[GIVEN DATA start]

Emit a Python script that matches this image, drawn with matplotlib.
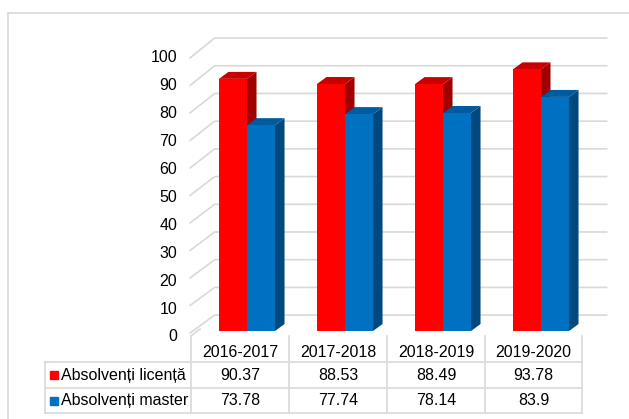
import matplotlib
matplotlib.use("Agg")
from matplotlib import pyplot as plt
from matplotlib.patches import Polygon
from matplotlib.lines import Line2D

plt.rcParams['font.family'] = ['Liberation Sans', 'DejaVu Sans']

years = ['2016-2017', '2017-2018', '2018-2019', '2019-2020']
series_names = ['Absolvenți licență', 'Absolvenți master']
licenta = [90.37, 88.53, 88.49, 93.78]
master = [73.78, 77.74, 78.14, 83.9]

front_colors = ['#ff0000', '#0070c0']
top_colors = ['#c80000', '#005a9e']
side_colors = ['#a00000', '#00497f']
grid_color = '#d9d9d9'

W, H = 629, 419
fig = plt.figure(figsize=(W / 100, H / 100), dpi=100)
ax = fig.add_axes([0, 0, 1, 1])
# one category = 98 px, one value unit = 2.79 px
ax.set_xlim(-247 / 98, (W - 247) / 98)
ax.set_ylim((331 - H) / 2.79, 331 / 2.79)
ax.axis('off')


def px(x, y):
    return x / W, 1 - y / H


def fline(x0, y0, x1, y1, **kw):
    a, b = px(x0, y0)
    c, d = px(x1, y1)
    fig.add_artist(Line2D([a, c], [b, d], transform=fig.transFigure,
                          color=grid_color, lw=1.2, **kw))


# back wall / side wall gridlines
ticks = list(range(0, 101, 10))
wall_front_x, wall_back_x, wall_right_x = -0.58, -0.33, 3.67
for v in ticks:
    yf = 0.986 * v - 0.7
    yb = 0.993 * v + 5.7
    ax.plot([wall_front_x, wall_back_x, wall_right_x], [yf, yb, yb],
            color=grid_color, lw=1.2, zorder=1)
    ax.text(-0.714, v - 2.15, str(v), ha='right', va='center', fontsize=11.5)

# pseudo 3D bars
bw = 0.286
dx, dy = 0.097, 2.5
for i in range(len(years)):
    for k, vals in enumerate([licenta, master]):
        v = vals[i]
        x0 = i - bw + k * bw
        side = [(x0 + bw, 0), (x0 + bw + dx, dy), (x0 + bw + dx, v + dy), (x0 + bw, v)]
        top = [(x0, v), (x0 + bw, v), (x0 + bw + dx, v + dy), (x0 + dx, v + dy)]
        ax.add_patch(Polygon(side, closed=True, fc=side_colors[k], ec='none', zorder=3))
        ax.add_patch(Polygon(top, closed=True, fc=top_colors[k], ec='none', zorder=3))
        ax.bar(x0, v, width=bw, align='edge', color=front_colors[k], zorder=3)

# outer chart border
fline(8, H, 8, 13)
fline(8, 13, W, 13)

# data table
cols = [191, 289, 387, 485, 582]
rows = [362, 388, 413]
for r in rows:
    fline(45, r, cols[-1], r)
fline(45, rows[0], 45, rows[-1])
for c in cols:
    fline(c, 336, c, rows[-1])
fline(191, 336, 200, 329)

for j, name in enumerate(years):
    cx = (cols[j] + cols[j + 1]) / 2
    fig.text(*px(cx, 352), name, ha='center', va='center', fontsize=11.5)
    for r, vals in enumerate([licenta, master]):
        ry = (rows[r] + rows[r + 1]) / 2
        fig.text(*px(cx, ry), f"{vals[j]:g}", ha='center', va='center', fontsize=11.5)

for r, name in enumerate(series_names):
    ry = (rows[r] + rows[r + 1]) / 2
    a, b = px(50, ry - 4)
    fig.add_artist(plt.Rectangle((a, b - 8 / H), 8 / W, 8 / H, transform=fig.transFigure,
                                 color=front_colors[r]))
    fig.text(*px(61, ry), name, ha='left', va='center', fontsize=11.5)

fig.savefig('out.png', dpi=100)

[GIVEN DATA end]

Write out an exact copy of the listing, first line through the line containing "fline(8, 13, W, 13)", with the pictures left out.

- EXPECTED ANSWER:
Emit a Python script that matches this image, drawn with matplotlib.
import matplotlib
matplotlib.use("Agg")
from matplotlib import pyplot as plt
from matplotlib.patches import Polygon
from matplotlib.lines import Line2D

plt.rcParams['font.family'] = ['Liberation Sans', 'DejaVu Sans']

years = ['2016-2017', '2017-2018', '2018-2019', '2019-2020']
series_names = ['Absolvenți licență', 'Absolvenți master']
licenta = [90.37, 88.53, 88.49, 93.78]
master = [73.78, 77.74, 78.14, 83.9]

front_colors = ['#ff0000', '#0070c0']
top_colors = ['#c80000', '#005a9e']
side_colors = ['#a00000', '#00497f']
grid_color = '#d9d9d9'

W, H = 629, 419
fig = plt.figure(figsize=(W / 100, H / 100), dpi=100)
ax = fig.add_axes([0, 0, 1, 1])
# one category = 98 px, one value unit = 2.79 px
ax.set_xlim(-247 / 98, (W - 247) / 98)
ax.set_ylim((331 - H) / 2.79, 331 / 2.79)
ax.axis('off')


def px(x, y):
    return x / W, 1 - y / H


def fline(x0, y0, x1, y1, **kw):
    a, b = px(x0, y0)
    c, d = px(x1, y1)
    fig.add_artist(Line2D([a, c], [b, d], transform=fig.transFigure,
                          color=grid_color, lw=1.2, **kw))


# back wall / side wall gridlines
ticks = list(range(0, 101, 10))
wall_front_x, wall_back_x, wall_right_x = -0.58, -0.33, 3.67
for v in ticks:
    yf = 0.986 * v - 0.7
    yb = 0.993 * v + 5.7
    ax.plot([wall_front_x, wall_back_x, wall_right_x], [yf, yb, yb],
            color=grid_color, lw=1.2, zorder=1)
    ax.text(-0.714, v - 2.15, str(v), ha='right', va='center', fontsize=11.5)

# pseudo 3D bars
bw = 0.286
dx, dy = 0.097, 2.5
for i in range(len(years)):
    for k, vals in enumerate([licenta, master]):
        v = vals[i]
        x0 = i - bw + k * bw
        side = [(x0 + bw, 0), (x0 + bw + dx, dy), (x0 + bw + dx, v + dy), (x0 + bw, v)]
        top = [(x0, v), (x0 + bw, v), (x0 + bw + dx, v + dy), (x0 + dx, v + dy)]
        ax.add_patch(Polygon(side, closed=True, fc=side_colors[k], ec='none', zorder=3))
        ax.add_patch(Polygon(top, closed=True, fc=top_colors[k], ec='none', zorder=3))
        ax.bar(x0, v, width=bw, align='edge', color=front_colors[k], zorder=3)

# outer chart border
fline(8, H, 8, 13)
fline(8, 13, W, 13)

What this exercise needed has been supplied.